What needs to be done: Transcribe all of the data exactly. Omit the pictures.

Data:
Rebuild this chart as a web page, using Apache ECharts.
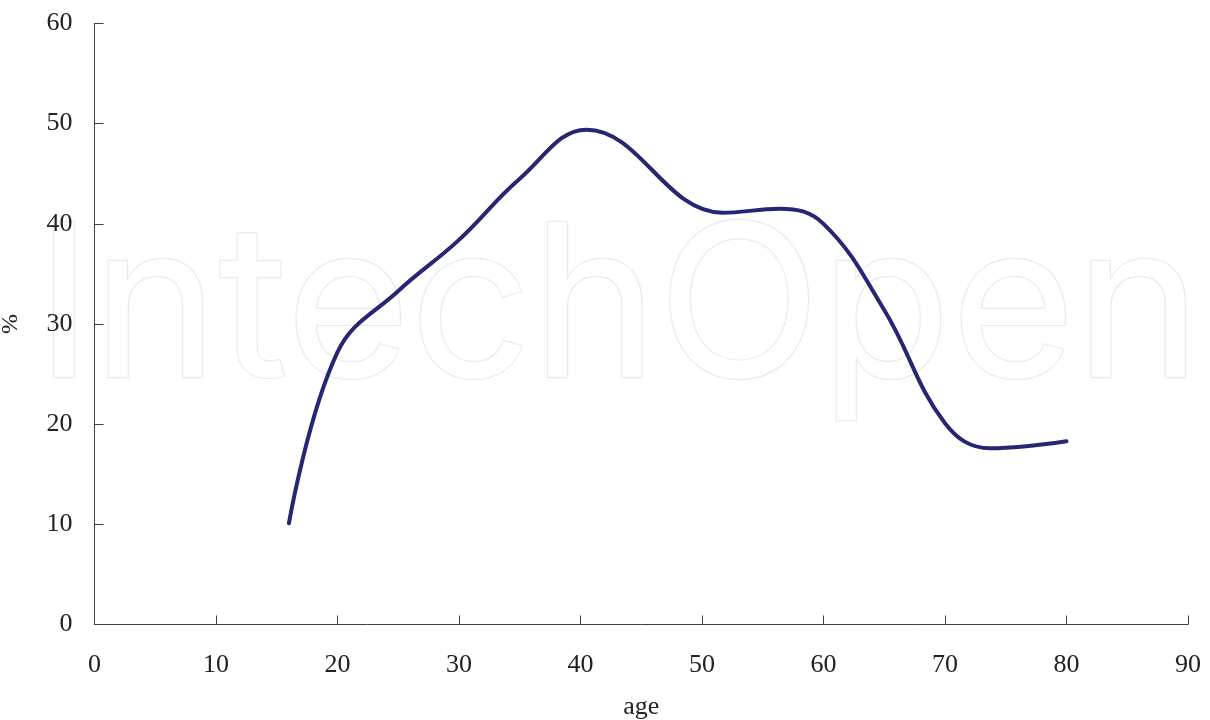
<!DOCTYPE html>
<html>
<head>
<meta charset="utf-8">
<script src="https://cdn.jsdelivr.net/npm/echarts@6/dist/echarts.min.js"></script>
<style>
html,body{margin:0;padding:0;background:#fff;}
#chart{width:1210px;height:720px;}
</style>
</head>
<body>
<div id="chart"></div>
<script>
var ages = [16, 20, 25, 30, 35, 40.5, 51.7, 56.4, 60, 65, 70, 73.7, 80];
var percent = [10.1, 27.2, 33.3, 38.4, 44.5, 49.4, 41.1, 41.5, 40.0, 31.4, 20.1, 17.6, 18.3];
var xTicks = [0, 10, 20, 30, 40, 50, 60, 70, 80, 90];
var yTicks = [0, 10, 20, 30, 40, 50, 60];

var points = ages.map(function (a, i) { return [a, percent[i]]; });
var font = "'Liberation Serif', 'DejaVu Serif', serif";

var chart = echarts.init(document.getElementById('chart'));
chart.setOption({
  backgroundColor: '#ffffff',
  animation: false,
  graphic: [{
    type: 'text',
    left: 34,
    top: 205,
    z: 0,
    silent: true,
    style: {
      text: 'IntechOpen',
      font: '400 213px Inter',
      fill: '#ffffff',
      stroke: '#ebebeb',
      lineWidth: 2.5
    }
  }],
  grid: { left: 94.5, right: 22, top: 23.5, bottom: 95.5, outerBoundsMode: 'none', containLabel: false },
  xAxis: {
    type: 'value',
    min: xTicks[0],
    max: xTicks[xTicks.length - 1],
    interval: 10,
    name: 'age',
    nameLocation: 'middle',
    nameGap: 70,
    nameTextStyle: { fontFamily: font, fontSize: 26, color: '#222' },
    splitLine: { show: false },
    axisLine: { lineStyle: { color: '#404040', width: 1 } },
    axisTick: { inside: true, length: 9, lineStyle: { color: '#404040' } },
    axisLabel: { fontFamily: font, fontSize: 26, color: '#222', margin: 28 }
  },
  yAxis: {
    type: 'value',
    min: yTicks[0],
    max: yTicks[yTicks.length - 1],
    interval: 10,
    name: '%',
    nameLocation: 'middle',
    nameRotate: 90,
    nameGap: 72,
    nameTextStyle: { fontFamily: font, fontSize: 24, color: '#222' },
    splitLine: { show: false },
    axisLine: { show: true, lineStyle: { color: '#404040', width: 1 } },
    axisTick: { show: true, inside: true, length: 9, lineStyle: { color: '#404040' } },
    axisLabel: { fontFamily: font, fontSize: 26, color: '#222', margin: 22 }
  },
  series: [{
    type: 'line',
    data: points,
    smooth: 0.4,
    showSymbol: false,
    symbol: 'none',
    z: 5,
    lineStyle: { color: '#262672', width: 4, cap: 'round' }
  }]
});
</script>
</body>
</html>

Finished task:
Rebuild this chart as a web page, using Apache ECharts.
<!DOCTYPE html>
<html>
<head>
<meta charset="utf-8">
<script src="https://cdn.jsdelivr.net/npm/echarts@6/dist/echarts.min.js"></script>
<style>
html,body{margin:0;padding:0;background:#fff;}
#chart{width:1210px;height:720px;}
</style>
</head>
<body>
<div id="chart"></div>
<script>
var ages = [16, 20, 25, 30, 35, 40.5, 51.7, 56.4, 60, 65, 70, 73.7, 80];
var percent = [10.1, 27.2, 33.3, 38.4, 44.5, 49.4, 41.1, 41.5, 40.0, 31.4, 20.1, 17.6, 18.3];
var xTicks = [0, 10, 20, 30, 40, 50, 60, 70, 80, 90];
var yTicks = [0, 10, 20, 30, 40, 50, 60];

var points = ages.map(function (a, i) { return [a, percent[i]]; });
var font = "'Liberation Serif', 'DejaVu Serif', serif";

var chart = echarts.init(document.getElementById('chart'));
chart.setOption({
  backgroundColor: '#ffffff',
  animation: false,
  graphic: [{
    type: 'text',
    left: 34,
    top: 205,
    z: 0,
    silent: true,
    style: {
      text: 'IntechOpen',
      font: '400 213px Inter',
      fill: '#ffffff',
      stroke: '#ebebeb',
      lineWidth: 2.5
    }
  }],
  grid: { left: 94.5, right: 22, top: 23.5, bottom: 95.5, outerBoundsMode: 'none', containLabel: false },
  xAxis: {
    type: 'value',
    min: xTicks[0],
    max: xTicks[xTicks.length - 1],
    interval: 10,
    name: 'age',
    nameLocation: 'middle',
    nameGap: 70,
    nameTextStyle: { fontFamily: font, fontSize: 26, color: '#222' },
    splitLine: { show: false },
    axisLine: { lineStyle: { color: '#404040', width: 1 } },
    axisTick: { inside: true, length: 9, lineStyle: { color: '#404040' } },
    axisLabel: { fontFamily: font, fontSize: 26, color: '#222', margin: 28 }
  },
  yAxis: {
    type: 'value',
    min: yTicks[0],
    max: yTicks[yTicks.length - 1],
    interval: 10,
    name: '%',
    nameLocation: 'middle',
    nameRotate: 90,
    nameGap: 72,
    nameTextStyle: { fontFamily: font, fontSize: 24, color: '#222' },
    splitLine: { show: false },
    axisLine: { show: true, lineStyle: { color: '#404040', width: 1 } },
    axisTick: { show: true, inside: true, length: 9, lineStyle: { color: '#404040' } },
    axisLabel: { fontFamily: font, fontSize: 26, color: '#222', margin: 22 }
  },
  series: [{
    type: 'line',
    data: points,
    smooth: 0.4,
    showSymbol: false,
    symbol: 'none',
    z: 5,
    lineStyle: { color: '#262672', width: 4, cap: 'round' }
  }]
});
</script>
</body>
</html>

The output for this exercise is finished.